Higher organisms can establish complex associations between sensory events and motor responses. More remarkable than their complexity, however, is that the resulting sensory-motor maps can be selectively interchanged. For example, a person who speaks English and Spanish can read aloud "con once, sin once," going effortlessly from one language to the other. What is the neural basis of this capacity? Here, a network model is presented in which multiple maps between sensory stimuli and motor actions are possible, but only one of them, depending on behavioral context, is implemented at any given time. The key is a nonlinear representation in which the gain of sensory responses is regulated by context information. Neuronal responses can indeed show variations in gain, as has been documented in the case of proprioceptive signals such as eye and head position, which can modulate visually triggered activity. However, in contrast to these, the contextual cues used here need not bear any relationship to the physical attributes of the stimuli; in particular, spatial location is irrelevant. The model thus postulates the existence of sensory neurons that are nonlinearly modulated by arbitrary context signals, a plausible and testable prediction.
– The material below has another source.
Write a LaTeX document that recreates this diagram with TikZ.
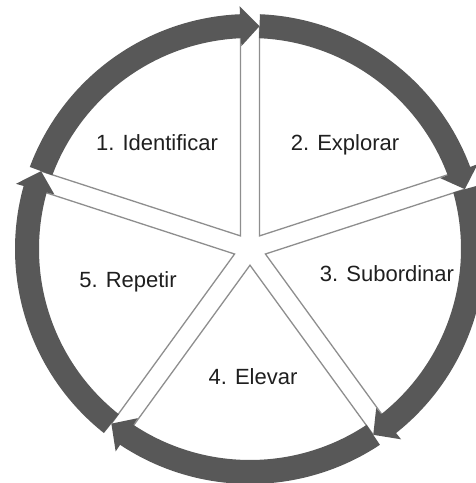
\documentclass[tikz,border=0pt]{standalone}
\usepackage{fontspec}
\setmainfont{Liberation Sans}

\definecolor{ringgray}{HTML}{585858}
\definecolor{linegray}{HTML}{8E8E8E}

\begin{document}
\begin{tikzpicture}[
  x=1pt, y=1pt,
  slice/.style={draw=linegray, fill=white, line width=1.3pt, line join=miter},
  ring/.style={fill=ringgray},
  lbl/.style={font=\fontsize{22}{26}\selectfont, text=black!88, anchor=base}
]
\useasboundingbox (-250,-234) rectangle (226,249);

% white slices, kept apart by the gaps
\foreach \g in {90,18,-54,-126,-198} {
  \draw[slice] ({\g-36}:16.2) -- ({\g-2.45}:222)
    arc[start angle={\g-2.45}, end angle={\g-69.55}, radius=222] -- cycle;
}

% outer ring of arrows, clockwise
\foreach \g in {90,18,-54,-126,-198} {
  \fill[ring] ({\g-2.44}:235)
    arc[start angle={\g-2.44}, end angle={\g-69.56}, radius=235]
    -- ({\g-69.56}:243) -- ({\g-74.44}:223) -- ({\g-69.56}:203)
    -- ({\g-69.56}:211)
    arc[start angle={\g-69.56}, end angle={\g-2.44}, radius=211] -- cycle;
}

\node[lbl] (ident) at (-93,99) {1. Identificar};
\node[lbl] (explo) at (95,99) {2. Explorar};
\node[lbl] (subord) at (137,-32) {3. Subordinar};
\node[lbl] (elev) at (3,-135) {4. Elevar};
\node[lbl] (repet) at (-122,-38) {5. Repetir};
\end{tikzpicture}
\end{document}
The proposed mechanism allows a network of neurons to effectively change the functional connectivity between its inputs and outputs and may partially explain how animals can quickly adapt their behavior to varying environmental conditions.

Key words: sensory-motor integration; gain modulation; coordinate transformation; arbitrary visuomotor remapping; neural coding; basis functions; neural network


Received Oct 9, 2003; revised November 24, 2003; accepted November 25, 2003.